-- begin --
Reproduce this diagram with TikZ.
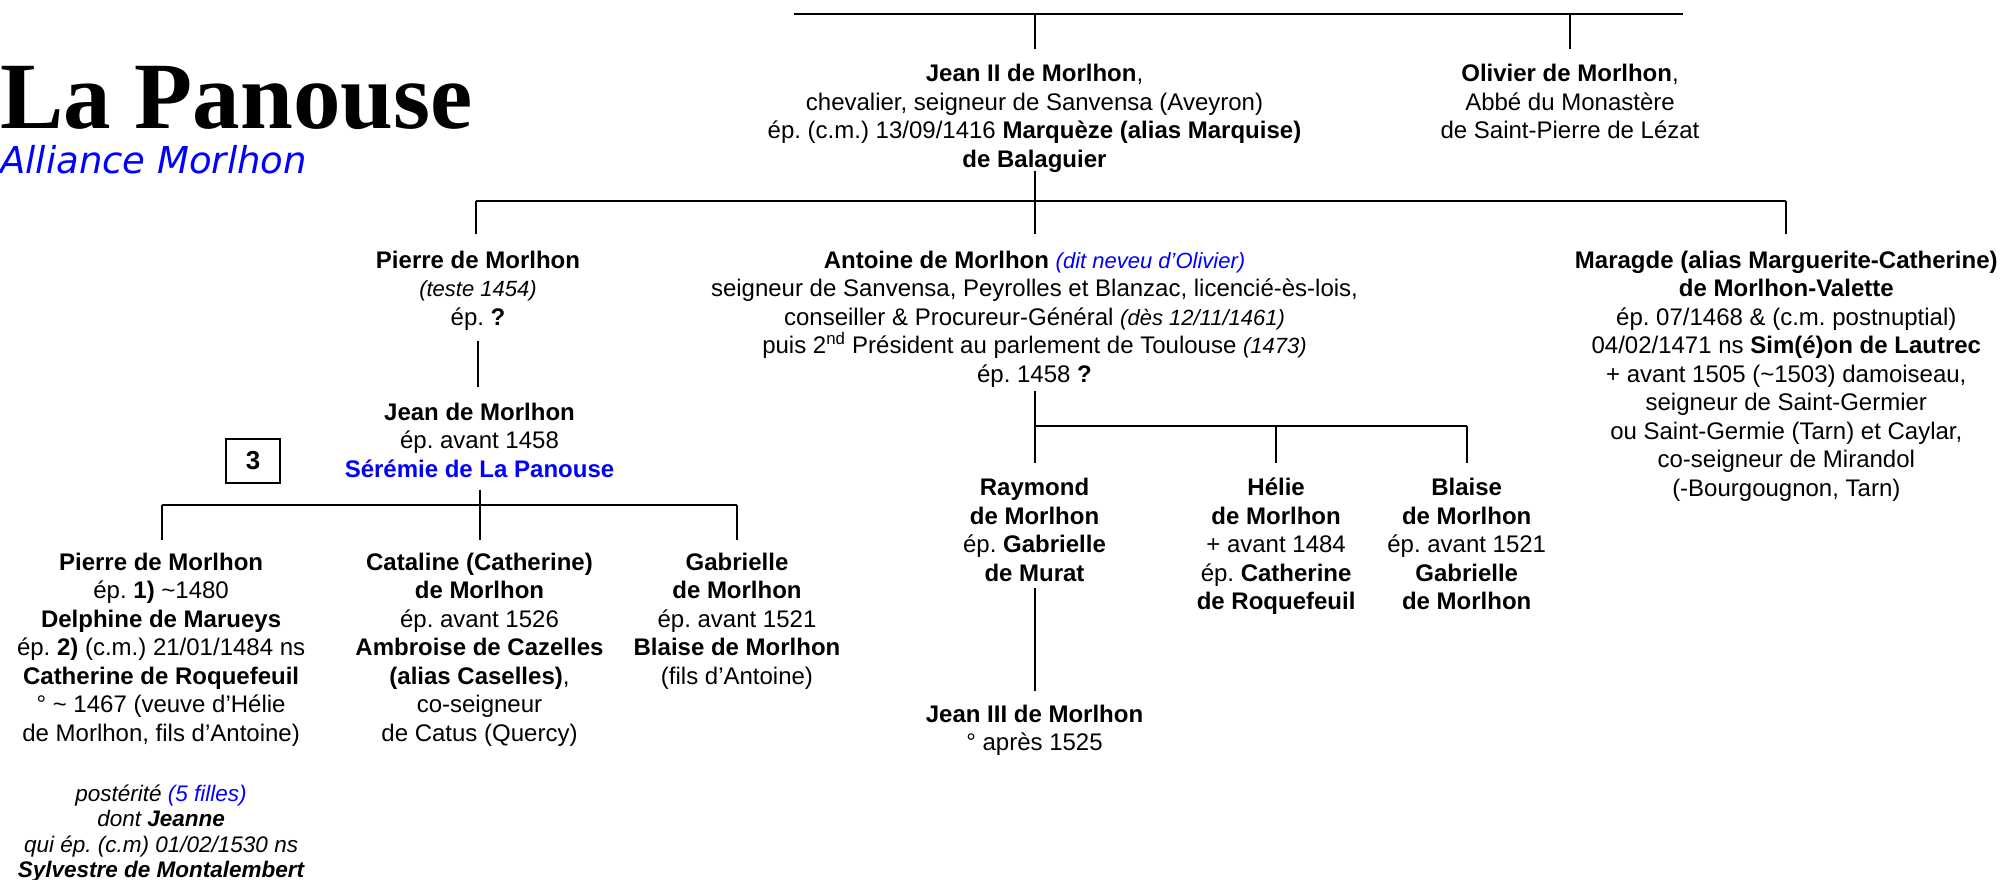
\documentclass[tikz,border=0pt]{standalone}
\usepackage{fontspec}
\setmainfont{Liberation Sans}
\newfontfamily\titlefont{Liberation Serif}
\newfontfamily\subtitlefont{DejaVu Sans}
\definecolor{pblue}{RGB}{0,0,255}
\newcommand{\nsize}{\fontsize{24}{28.5}\selectfont}
\newcommand{\note}[1]{{\fontsize{22}{28.5}\selectfont\itshape #1}}
\tikzset{
  person/.style={align=center, anchor=north, inner sep=0pt, font=\nsize},
  bar/.style={line width=2.6pt},
  drop/.style={line width=2pt},
}
\begin{document}
\frenchspacing
\begin{tikzpicture}[x=1pt,y=-1pt]
\path[use as bounding box, fill=white] (0,0) rectangle (2005,880);

% title
\node[anchor=base west, inner sep=0pt, text depth=0pt, font=\titlefont\bfseries\fontsize{95}{100}\selectfont] (title) at (0,129) {La Panouse};
\node[anchor=base west, inner sep=0pt, font=\subtitlefont\itshape\fontsize{37}{40}\selectfont, text=pblue] (subtitle) at (0,173) {Alliance Morlhon};

% box 3
\node[draw, line width=1.3pt, minimum width=54pt, minimum height=44pt, inner sep=0pt, font=\bfseries\fontsize{26}{28}\selectfont] (box3) at (253,461) {3};

% generation 1
\node[person] (jean2) at (1034.5,61.5) {\strut\textbf{Jean II de Morlhon},\\chevalier, seigneur de Sanvensa (Aveyron)\\ép. (c.m.) 13/09/1416 \textbf{Marquèze (alias Marquise)}\\\textbf{de Balaguier}};
\node[person] (olivier) at (1570,61.5) {\strut\textbf{Olivier de Morlhon},\\Abbé du Monastère\\de Saint-Pierre de Lézat};

% generation 2
\node[person] (pierre) at (478,248.2) {\strut\textbf{Pierre de Morlhon}\\\note{(teste 1454)}\\ép. \textbf{?}};
\node[person] (antoine) at (1034.5,248.2) {\strut\textbf{Antoine de Morlhon} {\color{pblue}\note{(dit neveu d’Olivier)}}\\seigneur de Sanvensa, Peyrolles et Blanzac, licencié-ès-lois,\\conseiller \& Procureur-Général \note{(dès 12/11/1461)}\\puis 2\textsuperscript{nd} Président au parlement de Toulouse \note{(1473)}\\ép. 1458 \textbf{?}};
\node[person] (maragde) at (1786.3,248.2) {\strut\textbf{Maragde (alias Marguerite-Catherine)}\\\textbf{de Morlhon-Valette}\\ép. 07/1468 \& (c.m. postnuptial)\\04/02/1471 ns \textbf{Sim(é)on de Lautrec}\\+ avant 1505 (\textasciitilde1503) damoiseau,\\seigneur de Saint-Germier\\ou Saint-Germie (Tarn) et Caylar,\\co-seigneur de Mirandol\\(-Bourgougnon, Tarn)};

% generation 3
\node[person] (jean) at (479.5,400.3) {\strut\textbf{Jean de Morlhon}\\ép. avant 1458\\{\color{pblue}\textbf{Sérémie de La Panouse}}};
\node[person] (raymond) at (1034.5,475.8) {\strut\textbf{Raymond}\\\textbf{de Morlhon}\\ép. \textbf{Gabrielle}\\\textbf{de Murat}};
\node[person] (helie) at (1276.1,475.8) {\strut\textbf{Hélie}\\\textbf{de Morlhon}\\+ avant 1484\\ép. \textbf{Catherine}\\\textbf{de Roquefeuil}};
\node[person] (blaise) at (1466.7,475.8) {\strut\textbf{Blaise}\\\textbf{de Morlhon}\\ép. avant 1521\\\textbf{Gabrielle}\\\textbf{de Morlhon}};

% generation 4
\node[person] (pierre2) at (161.1,549.9) {\strut\textbf{Pierre de Morlhon}\\ép. \textbf{1)} \textasciitilde1480\\\textbf{Delphine de Marueys}\\ép. \textbf{2)} (c.m.) 21/01/1484 ns\\\textbf{Catherine de Roquefeuil}\\° \textasciitilde{} 1467 (veuve d’Hélie\\de Morlhon, fils d’Antoine)};
\node[person] (cataline) at (479.5,549.9) {\strut\textbf{Cataline (Catherine)}\\\textbf{de Morlhon}\\ép. avant 1526\\\textbf{Ambroise de Cazelles}\\\textbf{(alias Caselles)},\\co-seigneur\\de Catus (Quercy)};
\node[person] (gabrielle) at (737,549.9) {\strut\textbf{Gabrielle}\\\textbf{de Morlhon}\\ép. avant 1521\\\textbf{Blaise de Morlhon}\\(fils d’Antoine)};
\node[person, font=\fontsize{22.5}{25.3}\selectfont\itshape] (posterite) at (161.1,783.5) {\strut postérité {\color{pblue}(5 filles)}\\dont \textbf{Jeanne}\\qui ép. (c.m) 01/02/1530 ns\\\textbf{Sylvestre de Montalembert}};
\node[person] (jean3) at (1034.5,702.1) {\strut\textbf{Jean III de Morlhon}\\° après 1525};

% connectors: top bar
\coordinate (t1) at (794,14);
\coordinate (t2) at (1683,14);
\coordinate (j2top) at (1034.5,49);
\coordinate (oltop) at (1570,49);
\draw[bar] (t1) -- (t2);
\draw[drop] (jean2 |- t1) -- (j2top);
\draw[drop] (olivier |- t1) -- (oltop);

% second bar
\coordinate (b2l) at (475.7,200.8);
\coordinate (b2r) at (1786.3,200.8);
\coordinate (j2bot) at (1034.5,171.3);
\coordinate (pitop) at (475.7,234);
\coordinate (antop) at (1034.5,234);
\coordinate (matop) at (1786.3,234);
\draw[drop] (j2bot) -- (jean2 |- b2l);
\draw[bar] (b2l) -- (b2r);
\draw[drop] (b2l) -- (pitop);
\draw[drop] (antoine |- b2l) -- (antop);
\draw[drop] (b2r) -- (matop);

% Pierre -> Jean
\coordinate (pibot) at (478,341.4);
\coordinate (jetop) at (478,387.4);
\draw[drop] (pibot) -- (jetop);

% Jean -> children
\coordinate (jebot) at (479.5,489.7);
\coordinate (b3l) at (162.4,505);
\coordinate (b3r) at (736.5,505);
\coordinate (p2top) at (162.4,539.6);
\coordinate (catop) at (479.5,539.6);
\coordinate (gatop) at (736.5,539.6);
\draw[drop] (jebot) -- (jebot |- b3l);
\draw[bar] (b3l) -- (b3r);
\draw[drop] (b3l) -- (p2top);
\draw[drop] (jebot |- b3l) -- (catop);
\draw[drop] (b3r) -- (gatop);

% Antoine -> children
\coordinate (anbot) at (1034.5,391.3);
\coordinate (b4r) at (1466.7,425.8);
\coordinate (ratop) at (1034.5,462.9);
\coordinate (hetop) at (1276.1,462.9);
\coordinate (bltop) at (1466.7,462.9);
\draw[drop] (anbot) -- (ratop);
\draw[bar] (anbot |- b4r) -- (b4r);
\draw[drop] (hetop |- b4r) -- (hetop);
\draw[drop] (b4r) -- (bltop);

% Raymond -> Jean III
\coordinate (rabot) at (1034.5,588.2);
\coordinate (j3top) at (1034.5,690.5);
\draw[drop] (rabot) -- (j3top);
\end{tikzpicture}
\end{document}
-- end --
▸ INSTRUCTIONS FOR THE TASK
Reproduce the material in full, word for word, and omit the pictures.

▸ EXERCISE RESPONSE
Reproduce this diagram with TikZ.
\documentclass[tikz,border=0pt]{standalone}
\usepackage{fontspec}
\setmainfont{Liberation Sans}
\newfontfamily\titlefont{Liberation Serif}
\newfontfamily\subtitlefont{DejaVu Sans}
\definecolor{pblue}{RGB}{0,0,255}
\newcommand{\nsize}{\fontsize{24}{28.5}\selectfont}
\newcommand{\note}[1]{{\fontsize{22}{28.5}\selectfont\itshape #1}}
\tikzset{
  person/.style={align=center, anchor=north, inner sep=0pt, font=\nsize},
  bar/.style={line width=2.6pt},
  drop/.style={line width=2pt},
}
\begin{document}
\frenchspacing
\begin{tikzpicture}[x=1pt,y=-1pt]
\path[use as bounding box, fill=white] (0,0) rectangle (2005,880);

% title
\node[anchor=base west, inner sep=0pt, text depth=0pt, font=\titlefont\bfseries\fontsize{95}{100}\selectfont] (title) at (0,129) {La Panouse};
\node[anchor=base west, inner sep=0pt, font=\subtitlefont\itshape\fontsize{37}{40}\selectfont, text=pblue] (subtitle) at (0,173) {Alliance Morlhon};

% box 3
\node[draw, line width=1.3pt, minimum width=54pt, minimum height=44pt, inner sep=0pt, font=\bfseries\fontsize{26}{28}\selectfont] (box3) at (253,461) {3};

% generation 1
\node[person] (jean2) at (1034.5,61.5) {\strut\textbf{Jean II de Morlhon},\\chevalier, seigneur de Sanvensa (Aveyron)\\ép. (c.m.) 13/09/1416 \textbf{Marquèze (alias Marquise)}\\\textbf{de Balaguier}};
\node[person] (olivier) at (1570,61.5) {\strut\textbf{Olivier de Morlhon},\\Abbé du Monastère\\de Saint-Pierre de Lézat};

% generation 2
\node[person] (pierre) at (478,248.2) {\strut\textbf{Pierre de Morlhon}\\\note{(teste 1454)}\\ép. \textbf{?}};
\node[person] (antoine) at (1034.5,248.2) {\strut\textbf{Antoine de Morlhon} {\color{pblue}\note{(dit neveu d’Olivier)}}\\seigneur de Sanvensa, Peyrolles et Blanzac, licencié-ès-lois,\\conseiller \& Procureur-Général \note{(dès 12/11/1461)}\\puis 2\textsuperscript{nd} Président au parlement de Toulouse \note{(1473)}\\ép. 1458 \textbf{?}};
\node[person] (maragde) at (1786.3,248.2) {\strut\textbf{Maragde (alias Marguerite-Catherine)}\\\textbf{de Morlhon-Valette}\\ép. 07/1468 \& (c.m. postnuptial)\\04/02/1471 ns \textbf{Sim(é)on de Lautrec}\\+ avant 1505 (\textasciitilde1503) damoiseau,\\seigneur de Saint-Germier\\ou Saint-Germie (Tarn) et Caylar,\\co-seigneur de Mirandol\\(-Bourgougnon, Tarn)};

% generation 3
\node[person] (jean) at (479.5,400.3) {\strut\textbf{Jean de Morlhon}\\ép. avant 1458\\{\color{pblue}\textbf{Sérémie de La Panouse}}};
\node[person] (raymond) at (1034.5,475.8) {\strut\textbf{Raymond}\\\textbf{de Morlhon}\\ép. \textbf{Gabrielle}\\\textbf{de Murat}};
\node[person] (helie) at (1276.1,475.8) {\strut\textbf{Hélie}\\\textbf{de Morlhon}\\+ avant 1484\\ép. \textbf{Catherine}\\\textbf{de Roquefeuil}};
\node[person] (blaise) at (1466.7,475.8) {\strut\textbf{Blaise}\\\textbf{de Morlhon}\\ép. avant 1521\\\textbf{Gabrielle}\\\textbf{de Morlhon}};

% generation 4
\node[person] (pierre2) at (161.1,549.9) {\strut\textbf{Pierre de Morlhon}\\ép. \textbf{1)} \textasciitilde1480\\\textbf{Delphine de Marueys}\\ép. \textbf{2)} (c.m.) 21/01/1484 ns\\\textbf{Catherine de Roquefeuil}\\° \textasciitilde{} 1467 (veuve d’Hélie\\de Morlhon, fils d’Antoine)};
\node[person] (cataline) at (479.5,549.9) {\strut\textbf{Cataline (Catherine)}\\\textbf{de Morlhon}\\ép. avant 1526\\\textbf{Ambroise de Cazelles}\\\textbf{(alias Caselles)},\\co-seigneur\\de Catus (Quercy)};
\node[person] (gabrielle) at (737,549.9) {\strut\textbf{Gabrielle}\\\textbf{de Morlhon}\\ép. avant 1521\\\textbf{Blaise de Morlhon}\\(fils d’Antoine)};
\node[person, font=\fontsize{22.5}{25.3}\selectfont\itshape] (posterite) at (161.1,783.5) {\strut postérité {\color{pblue}(5 filles)}\\dont \textbf{Jeanne}\\qui ép. (c.m) 01/02/1530 ns\\\textbf{Sylvestre de Montalembert}};
\node[person] (jean3) at (1034.5,702.1) {\strut\textbf{Jean III de Morlhon}\\° après 1525};

% connectors: top bar
\coordinate (t1) at (794,14);
\coordinate (t2) at (1683,14);
\coordinate (j2top) at (1034.5,49);
\coordinate (oltop) at (1570,49);
\draw[bar] (t1) -- (t2);
\draw[drop] (jean2 |- t1) -- (j2top);
\draw[drop] (olivier |- t1) -- (oltop);

% second bar
\coordinate (b2l) at (475.7,200.8);
\coordinate (b2r) at (1786.3,200.8);
\coordinate (j2bot) at (1034.5,171.3);
\coordinate (pitop) at (475.7,234);
\coordinate (antop) at (1034.5,234);
\coordinate (matop) at (1786.3,234);
\draw[drop] (j2bot) -- (jean2 |- b2l);
\draw[bar] (b2l) -- (b2r);
\draw[drop] (b2l) -- (pitop);
\draw[drop] (antoine |- b2l) -- (antop);
\draw[drop] (b2r) -- (matop);

% Pierre -> Jean
\coordinate (pibot) at (478,341.4);
\coordinate (jetop) at (478,387.4);
\draw[drop] (pibot) -- (jetop);

% Jean -> children
\coordinate (jebot) at (479.5,489.7);
\coordinate (b3l) at (162.4,505);
\coordinate (b3r) at (736.5,505);
\coordinate (p2top) at (162.4,539.6);
\coordinate (catop) at (479.5,539.6);
\coordinate (gatop) at (736.5,539.6);
\draw[drop] (jebot) -- (jebot |- b3l);
\draw[bar] (b3l) -- (b3r);
\draw[drop] (b3l) -- (p2top);
\draw[drop] (jebot |- b3l) -- (catop);
\draw[drop] (b3r) -- (gatop);

% Antoine -> children
\coordinate (anbot) at (1034.5,391.3);
\coordinate (b4r) at (1466.7,425.8);
\coordinate (ratop) at (1034.5,462.9);
\coordinate (hetop) at (1276.1,462.9);
\coordinate (bltop) at (1466.7,462.9);
\draw[drop] (anbot) -- (ratop);
\draw[bar] (anbot |- b4r) -- (b4r);
\draw[drop] (hetop |- b4r) -- (hetop);
\draw[drop] (b4r) -- (bltop);

% Raymond -> Jean III
\coordinate (rabot) at (1034.5,588.2);
\coordinate (j3top) at (1034.5,690.5);
\draw[drop] (rabot) -- (j3top);
\end{tikzpicture}
\end{document}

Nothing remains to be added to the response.